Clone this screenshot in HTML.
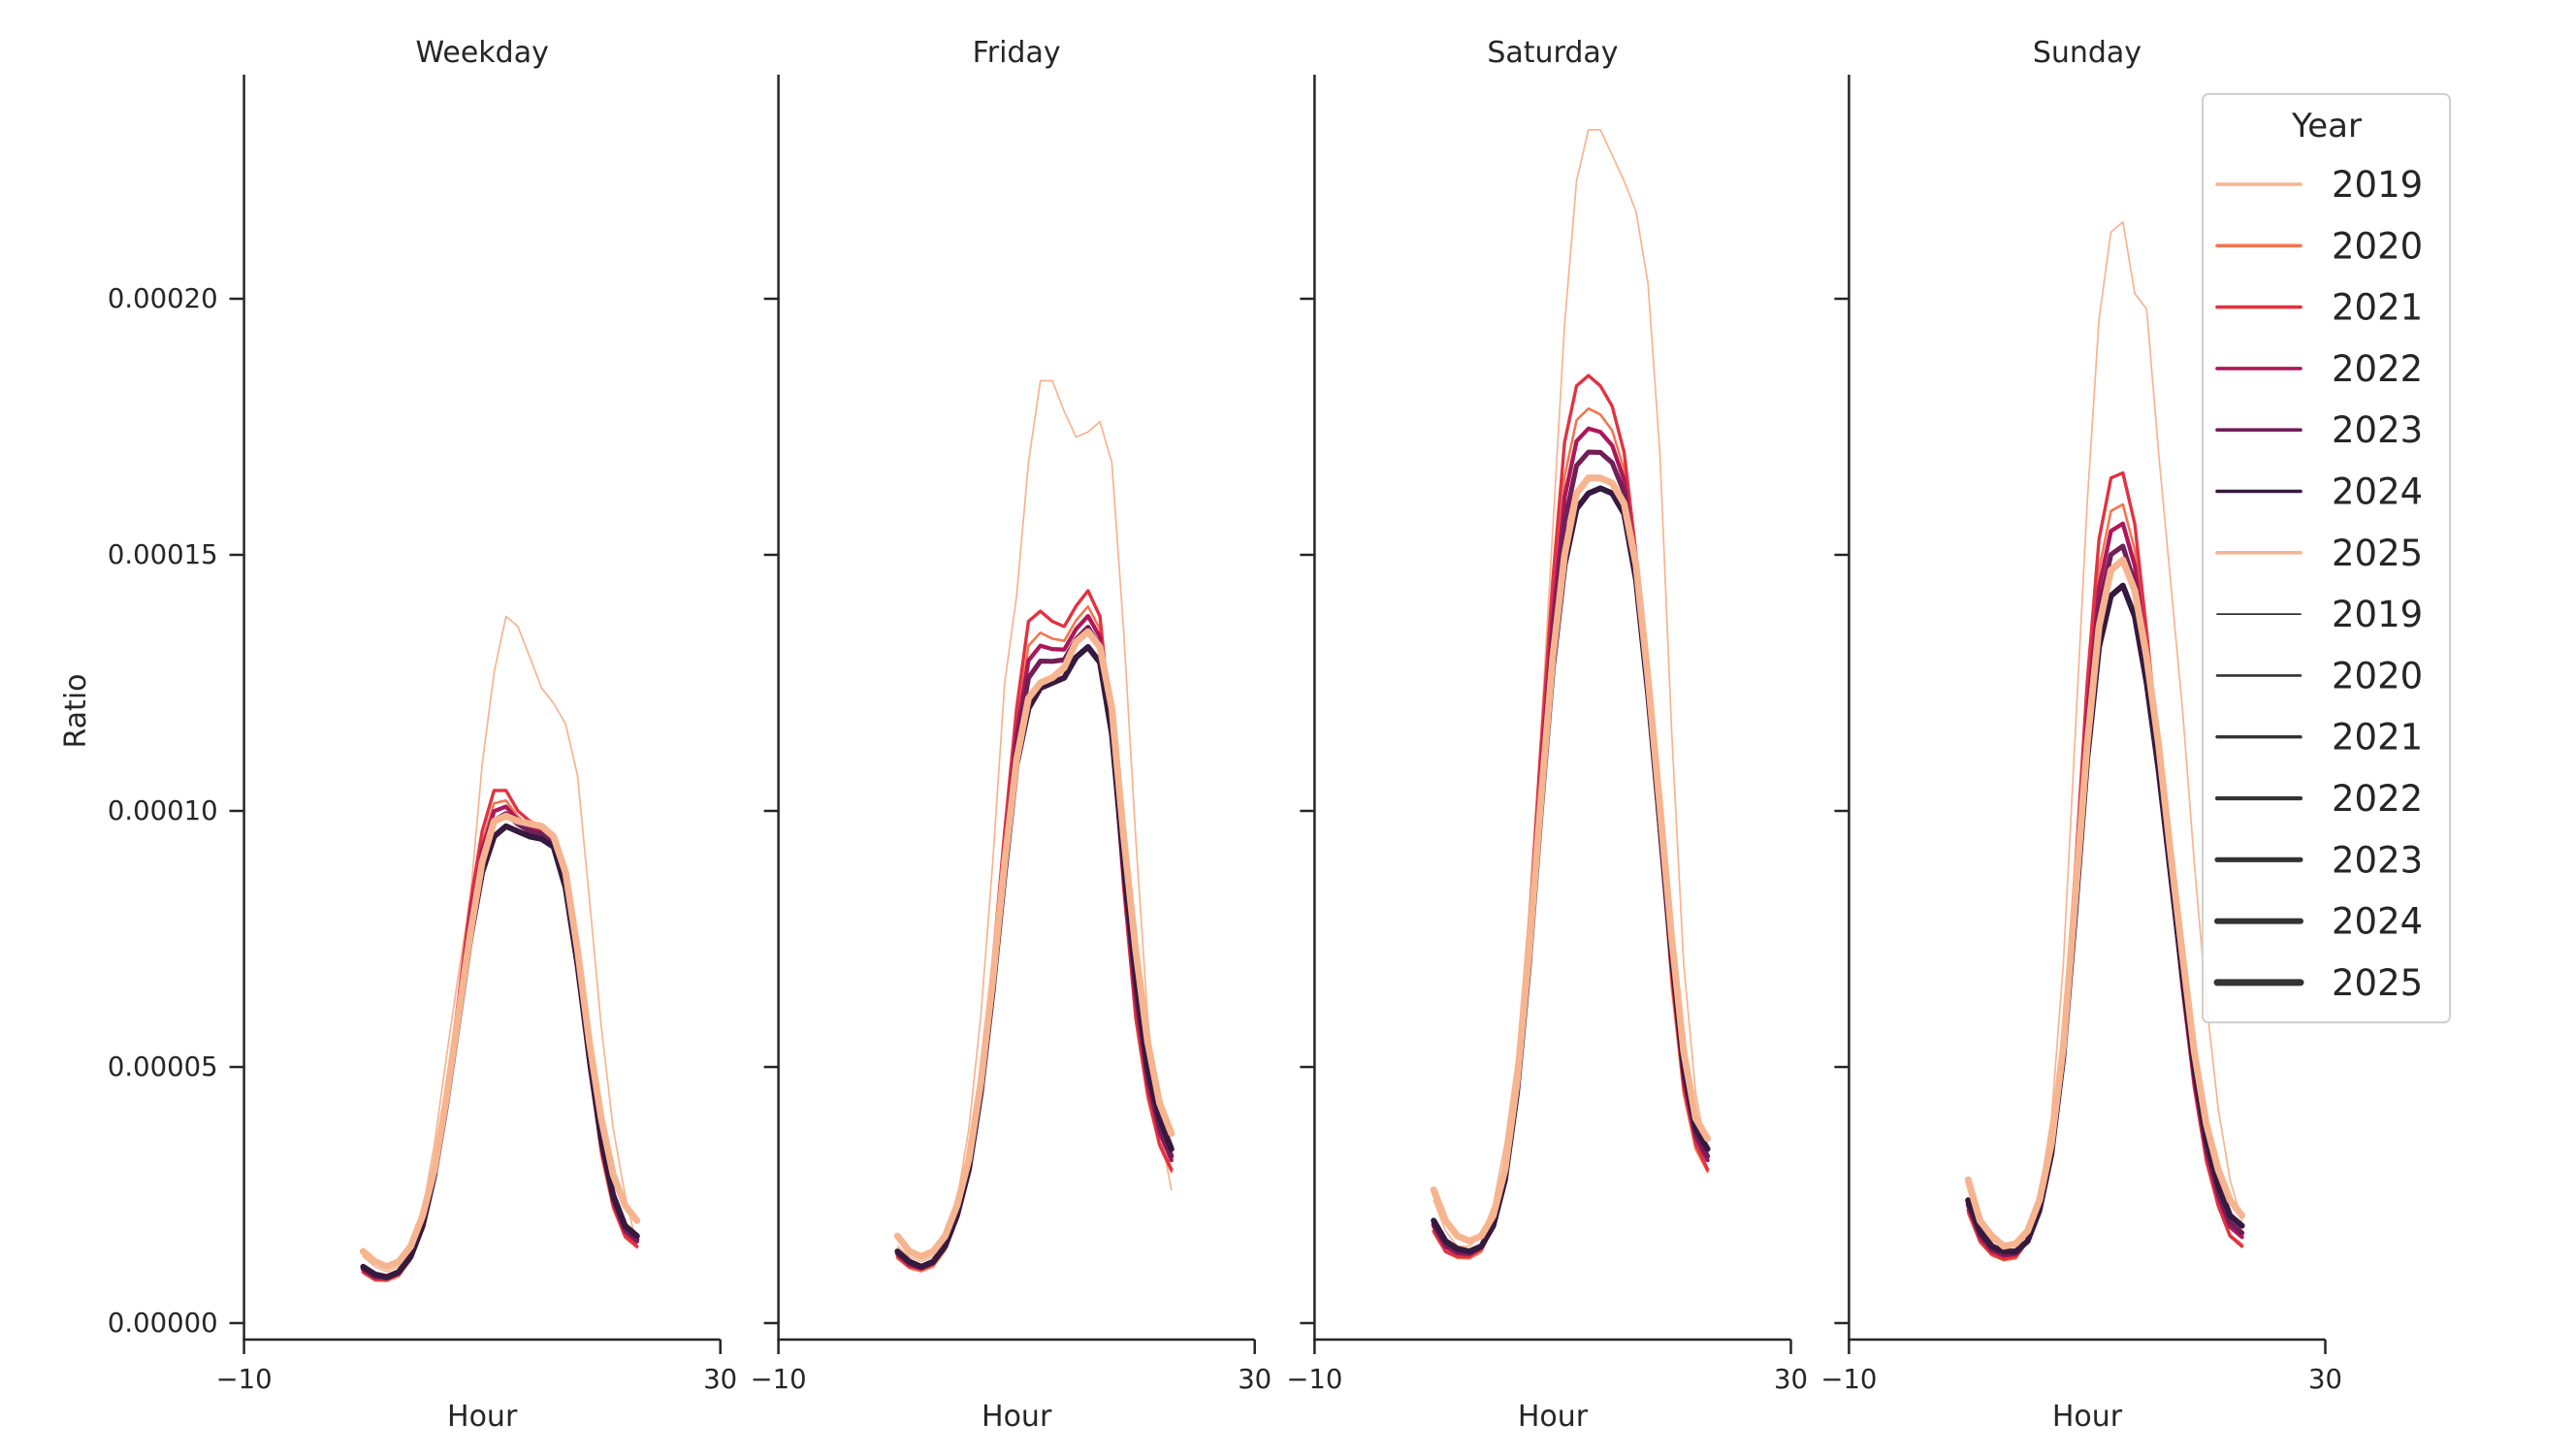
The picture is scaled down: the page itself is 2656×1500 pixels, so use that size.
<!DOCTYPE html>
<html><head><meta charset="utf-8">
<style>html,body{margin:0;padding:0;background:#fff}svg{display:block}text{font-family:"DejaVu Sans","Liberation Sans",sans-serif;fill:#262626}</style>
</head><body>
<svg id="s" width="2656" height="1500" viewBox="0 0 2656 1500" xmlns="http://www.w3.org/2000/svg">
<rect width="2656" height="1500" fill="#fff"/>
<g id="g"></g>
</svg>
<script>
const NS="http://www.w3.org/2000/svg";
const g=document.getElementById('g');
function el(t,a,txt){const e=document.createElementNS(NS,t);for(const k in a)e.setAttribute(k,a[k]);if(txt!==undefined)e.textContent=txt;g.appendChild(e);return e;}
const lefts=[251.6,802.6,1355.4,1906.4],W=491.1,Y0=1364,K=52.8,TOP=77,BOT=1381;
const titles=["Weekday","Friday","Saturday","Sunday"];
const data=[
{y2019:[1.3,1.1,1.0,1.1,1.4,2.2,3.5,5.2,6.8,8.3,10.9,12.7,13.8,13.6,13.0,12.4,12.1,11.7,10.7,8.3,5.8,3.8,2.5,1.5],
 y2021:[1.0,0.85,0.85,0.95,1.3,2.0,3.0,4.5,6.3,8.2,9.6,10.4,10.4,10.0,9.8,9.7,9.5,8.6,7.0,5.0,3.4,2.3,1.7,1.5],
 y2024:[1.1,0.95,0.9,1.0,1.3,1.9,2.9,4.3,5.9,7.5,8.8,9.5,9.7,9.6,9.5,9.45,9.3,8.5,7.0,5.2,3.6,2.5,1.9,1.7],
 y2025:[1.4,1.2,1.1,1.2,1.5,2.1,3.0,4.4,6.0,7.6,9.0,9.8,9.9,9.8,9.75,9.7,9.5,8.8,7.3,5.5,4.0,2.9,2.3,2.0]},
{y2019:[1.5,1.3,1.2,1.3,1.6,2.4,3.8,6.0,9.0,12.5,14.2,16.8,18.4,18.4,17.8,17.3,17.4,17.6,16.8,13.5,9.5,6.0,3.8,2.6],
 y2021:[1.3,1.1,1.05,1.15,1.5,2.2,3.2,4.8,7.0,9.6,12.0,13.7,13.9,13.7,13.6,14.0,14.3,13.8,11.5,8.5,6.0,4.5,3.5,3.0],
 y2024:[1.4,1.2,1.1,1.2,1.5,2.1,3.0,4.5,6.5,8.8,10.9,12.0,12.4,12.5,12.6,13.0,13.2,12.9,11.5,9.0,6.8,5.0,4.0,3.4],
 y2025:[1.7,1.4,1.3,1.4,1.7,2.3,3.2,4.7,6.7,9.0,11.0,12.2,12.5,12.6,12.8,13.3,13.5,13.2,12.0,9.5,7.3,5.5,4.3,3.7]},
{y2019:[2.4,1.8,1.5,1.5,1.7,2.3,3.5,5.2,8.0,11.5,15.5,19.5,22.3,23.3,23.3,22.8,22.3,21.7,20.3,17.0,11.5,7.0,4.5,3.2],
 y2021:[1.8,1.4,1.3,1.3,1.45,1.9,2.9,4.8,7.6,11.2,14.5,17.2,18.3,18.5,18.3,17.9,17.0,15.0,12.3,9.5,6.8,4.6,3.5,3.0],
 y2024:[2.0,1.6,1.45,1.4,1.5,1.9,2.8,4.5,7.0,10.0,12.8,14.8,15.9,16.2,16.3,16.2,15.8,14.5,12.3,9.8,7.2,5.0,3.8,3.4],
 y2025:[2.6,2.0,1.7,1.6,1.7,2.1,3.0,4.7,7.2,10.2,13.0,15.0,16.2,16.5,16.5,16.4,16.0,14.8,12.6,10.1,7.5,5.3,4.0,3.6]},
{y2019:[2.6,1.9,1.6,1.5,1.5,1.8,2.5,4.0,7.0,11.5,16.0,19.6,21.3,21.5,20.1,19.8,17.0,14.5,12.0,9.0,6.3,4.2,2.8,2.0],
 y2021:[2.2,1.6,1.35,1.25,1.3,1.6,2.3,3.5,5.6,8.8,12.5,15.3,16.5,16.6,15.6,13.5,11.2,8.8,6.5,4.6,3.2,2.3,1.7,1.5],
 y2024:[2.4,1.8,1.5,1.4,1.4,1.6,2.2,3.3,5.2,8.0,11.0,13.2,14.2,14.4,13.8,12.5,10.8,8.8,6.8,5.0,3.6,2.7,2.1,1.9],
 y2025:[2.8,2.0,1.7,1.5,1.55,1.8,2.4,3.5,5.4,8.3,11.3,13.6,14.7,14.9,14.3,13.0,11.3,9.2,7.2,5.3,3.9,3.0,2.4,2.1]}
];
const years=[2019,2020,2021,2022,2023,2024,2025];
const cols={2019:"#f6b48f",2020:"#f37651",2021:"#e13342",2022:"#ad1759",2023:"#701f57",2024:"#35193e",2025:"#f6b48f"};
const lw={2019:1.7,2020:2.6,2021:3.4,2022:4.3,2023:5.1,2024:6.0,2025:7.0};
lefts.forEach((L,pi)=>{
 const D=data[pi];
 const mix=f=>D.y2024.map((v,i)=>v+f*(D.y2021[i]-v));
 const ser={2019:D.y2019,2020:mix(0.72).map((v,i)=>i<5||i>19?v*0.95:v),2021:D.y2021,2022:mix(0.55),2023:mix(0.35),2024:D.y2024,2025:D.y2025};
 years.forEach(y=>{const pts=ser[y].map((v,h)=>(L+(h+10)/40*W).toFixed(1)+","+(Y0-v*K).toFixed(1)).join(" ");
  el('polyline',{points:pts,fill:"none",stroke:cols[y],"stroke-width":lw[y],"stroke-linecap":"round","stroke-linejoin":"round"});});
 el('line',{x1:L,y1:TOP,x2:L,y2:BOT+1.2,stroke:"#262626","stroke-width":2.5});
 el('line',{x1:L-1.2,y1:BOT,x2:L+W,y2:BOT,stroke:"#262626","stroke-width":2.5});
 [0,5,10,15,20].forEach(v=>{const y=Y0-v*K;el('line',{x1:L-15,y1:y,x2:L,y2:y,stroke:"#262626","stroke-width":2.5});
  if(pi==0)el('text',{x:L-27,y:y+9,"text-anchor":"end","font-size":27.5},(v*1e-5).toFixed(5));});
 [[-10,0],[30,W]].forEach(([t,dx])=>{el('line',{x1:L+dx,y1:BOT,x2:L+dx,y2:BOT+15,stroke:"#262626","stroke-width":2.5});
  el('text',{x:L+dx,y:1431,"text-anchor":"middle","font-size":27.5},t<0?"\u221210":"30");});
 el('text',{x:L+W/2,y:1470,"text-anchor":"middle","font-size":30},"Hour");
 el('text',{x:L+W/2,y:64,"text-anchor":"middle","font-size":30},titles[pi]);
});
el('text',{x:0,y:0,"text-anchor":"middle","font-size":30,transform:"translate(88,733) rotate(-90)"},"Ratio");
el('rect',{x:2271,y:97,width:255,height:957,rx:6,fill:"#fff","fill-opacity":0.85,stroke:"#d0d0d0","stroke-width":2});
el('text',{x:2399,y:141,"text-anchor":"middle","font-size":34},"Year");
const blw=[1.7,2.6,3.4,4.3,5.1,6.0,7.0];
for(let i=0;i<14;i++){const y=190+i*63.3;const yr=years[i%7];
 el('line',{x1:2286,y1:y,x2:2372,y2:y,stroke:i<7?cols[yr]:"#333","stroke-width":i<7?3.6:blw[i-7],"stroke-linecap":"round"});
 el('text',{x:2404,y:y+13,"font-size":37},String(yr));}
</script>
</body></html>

______

# [WHAT YOU ARE ASKED TO DO]
Give every line back word for word and leave the pictures out.

# [ANSWER TO THE EXERCISE]
Clone this screenshot in HTML.
The picture is scaled down: the page itself is 2656×1500 pixels, so use that size.
<!DOCTYPE html>
<html><head><meta charset="utf-8">
<style>html,body{margin:0;padding:0;background:#fff}svg{display:block}text{font-family:"DejaVu Sans","Liberation Sans",sans-serif;fill:#262626}</style>
</head><body>
<svg id="s" width="2656" height="1500" viewBox="0 0 2656 1500" xmlns="http://www.w3.org/2000/svg">
<rect width="2656" height="1500" fill="#fff"/>
<g id="g"></g>
</svg>
<script>
const NS="http://www.w3.org/2000/svg";
const g=document.getElementById('g');
function el(t,a,txt){const e=document.createElementNS(NS,t);for(const k in a)e.setAttribute(k,a[k]);if(txt!==undefined)e.textContent=txt;g.appendChild(e);return e;}
const lefts=[251.6,802.6,1355.4,1906.4],W=491.1,Y0=1364,K=52.8,TOP=77,BOT=1381;
const titles=["Weekday","Friday","Saturday","Sunday"];
const data=[
{y2019:[1.3,1.1,1.0,1.1,1.4,2.2,3.5,5.2,6.8,8.3,10.9,12.7,13.8,13.6,13.0,12.4,12.1,11.7,10.7,8.3,5.8,3.8,2.5,1.5],
 y2021:[1.0,0.85,0.85,0.95,1.3,2.0,3.0,4.5,6.3,8.2,9.6,10.4,10.4,10.0,9.8,9.7,9.5,8.6,7.0,5.0,3.4,2.3,1.7,1.5],
 y2024:[1.1,0.95,0.9,1.0,1.3,1.9,2.9,4.3,5.9,7.5,8.8,9.5,9.7,9.6,9.5,9.45,9.3,8.5,7.0,5.2,3.6,2.5,1.9,1.7],
 y2025:[1.4,1.2,1.1,1.2,1.5,2.1,3.0,4.4,6.0,7.6,9.0,9.8,9.9,9.8,9.75,9.7,9.5,8.8,7.3,5.5,4.0,2.9,2.3,2.0]},
{y2019:[1.5,1.3,1.2,1.3,1.6,2.4,3.8,6.0,9.0,12.5,14.2,16.8,18.4,18.4,17.8,17.3,17.4,17.6,16.8,13.5,9.5,6.0,3.8,2.6],
 y2021:[1.3,1.1,1.05,1.15,1.5,2.2,3.2,4.8,7.0,9.6,12.0,13.7,13.9,13.7,13.6,14.0,14.3,13.8,11.5,8.5,6.0,4.5,3.5,3.0],
 y2024:[1.4,1.2,1.1,1.2,1.5,2.1,3.0,4.5,6.5,8.8,10.9,12.0,12.4,12.5,12.6,13.0,13.2,12.9,11.5,9.0,6.8,5.0,4.0,3.4],
 y2025:[1.7,1.4,1.3,1.4,1.7,2.3,3.2,4.7,6.7,9.0,11.0,12.2,12.5,12.6,12.8,13.3,13.5,13.2,12.0,9.5,7.3,5.5,4.3,3.7]},
{y2019:[2.4,1.8,1.5,1.5,1.7,2.3,3.5,5.2,8.0,11.5,15.5,19.5,22.3,23.3,23.3,22.8,22.3,21.7,20.3,17.0,11.5,7.0,4.5,3.2],
 y2021:[1.8,1.4,1.3,1.3,1.45,1.9,2.9,4.8,7.6,11.2,14.5,17.2,18.3,18.5,18.3,17.9,17.0,15.0,12.3,9.5,6.8,4.6,3.5,3.0],
 y2024:[2.0,1.6,1.45,1.4,1.5,1.9,2.8,4.5,7.0,10.0,12.8,14.8,15.9,16.2,16.3,16.2,15.8,14.5,12.3,9.8,7.2,5.0,3.8,3.4],
 y2025:[2.6,2.0,1.7,1.6,1.7,2.1,3.0,4.7,7.2,10.2,13.0,15.0,16.2,16.5,16.5,16.4,16.0,14.8,12.6,10.1,7.5,5.3,4.0,3.6]},
{y2019:[2.6,1.9,1.6,1.5,1.5,1.8,2.5,4.0,7.0,11.5,16.0,19.6,21.3,21.5,20.1,19.8,17.0,14.5,12.0,9.0,6.3,4.2,2.8,2.0],
 y2021:[2.2,1.6,1.35,1.25,1.3,1.6,2.3,3.5,5.6,8.8,12.5,15.3,16.5,16.6,15.6,13.5,11.2,8.8,6.5,4.6,3.2,2.3,1.7,1.5],
 y2024:[2.4,1.8,1.5,1.4,1.4,1.6,2.2,3.3,5.2,8.0,11.0,13.2,14.2,14.4,13.8,12.5,10.8,8.8,6.8,5.0,3.6,2.7,2.1,1.9],
 y2025:[2.8,2.0,1.7,1.5,1.55,1.8,2.4,3.5,5.4,8.3,11.3,13.6,14.7,14.9,14.3,13.0,11.3,9.2,7.2,5.3,3.9,3.0,2.4,2.1]}
];
const years=[2019,2020,2021,2022,2023,2024,2025];
const cols={2019:"#f6b48f",2020:"#f37651",2021:"#e13342",2022:"#ad1759",2023:"#701f57",2024:"#35193e",2025:"#f6b48f"};
const lw={2019:1.7,2020:2.6,2021:3.4,2022:4.3,2023:5.1,2024:6.0,2025:7.0};
lefts.forEach((L,pi)=>{
 const D=data[pi];
 const mix=f=>D.y2024.map((v,i)=>v+f*(D.y2021[i]-v));
 const ser={2019:D.y2019,2020:mix(0.72).map((v,i)=>i<5||i>19?v*0.95:v),2021:D.y2021,2022:mix(0.55),2023:mix(0.35),2024:D.y2024,2025:D.y2025};
 years.forEach(y=>{const pts=ser[y].map((v,h)=>(L+(h+10)/40*W).toFixed(1)+","+(Y0-v*K).toFixed(1)).join(" ");
  el('polyline',{points:pts,fill:"none",stroke:cols[y],"stroke-width":lw[y],"stroke-linecap":"round","stroke-linejoin":"round"});});
 el('line',{x1:L,y1:TOP,x2:L,y2:BOT+1.2,stroke:"#262626","stroke-width":2.5});
 el('line',{x1:L-1.2,y1:BOT,x2:L+W,y2:BOT,stroke:"#262626","stroke-width":2.5});
 [0,5,10,15,20].forEach(v=>{const y=Y0-v*K;el('line',{x1:L-15,y1:y,x2:L,y2:y,stroke:"#262626","stroke-width":2.5});
  if(pi==0)el('text',{x:L-27,y:y+9,"text-anchor":"end","font-size":27.5},(v*1e-5).toFixed(5));});
 [[-10,0],[30,W]].forEach(([t,dx])=>{el('line',{x1:L+dx,y1:BOT,x2:L+dx,y2:BOT+15,stroke:"#262626","stroke-width":2.5});
  el('text',{x:L+dx,y:1431,"text-anchor":"middle","font-size":27.5},t<0?"\u221210":"30");});
 el('text',{x:L+W/2,y:1470,"text-anchor":"middle","font-size":30},"Hour");
 el('text',{x:L+W/2,y:64,"text-anchor":"middle","font-size":30},titles[pi]);
});
el('text',{x:0,y:0,"text-anchor":"middle","font-size":30,transform:"translate(88,733) rotate(-90)"},"Ratio");
el('rect',{x:2271,y:97,width:255,height:957,rx:6,fill:"#fff","fill-opacity":0.85,stroke:"#d0d0d0","stroke-width":2});
el('text',{x:2399,y:141,"text-anchor":"middle","font-size":34},"Year");
const blw=[1.7,2.6,3.4,4.3,5.1,6.0,7.0];
for(let i=0;i<14;i++){const y=190+i*63.3;const yr=years[i%7];
 el('line',{x1:2286,y1:y,x2:2372,y2:y,stroke:i<7?cols[yr]:"#333","stroke-width":i<7?3.6:blw[i-7],"stroke-linecap":"round"});
 el('text',{x:2404,y:y+13,"font-size":37},String(yr));}
</script>
</body></html>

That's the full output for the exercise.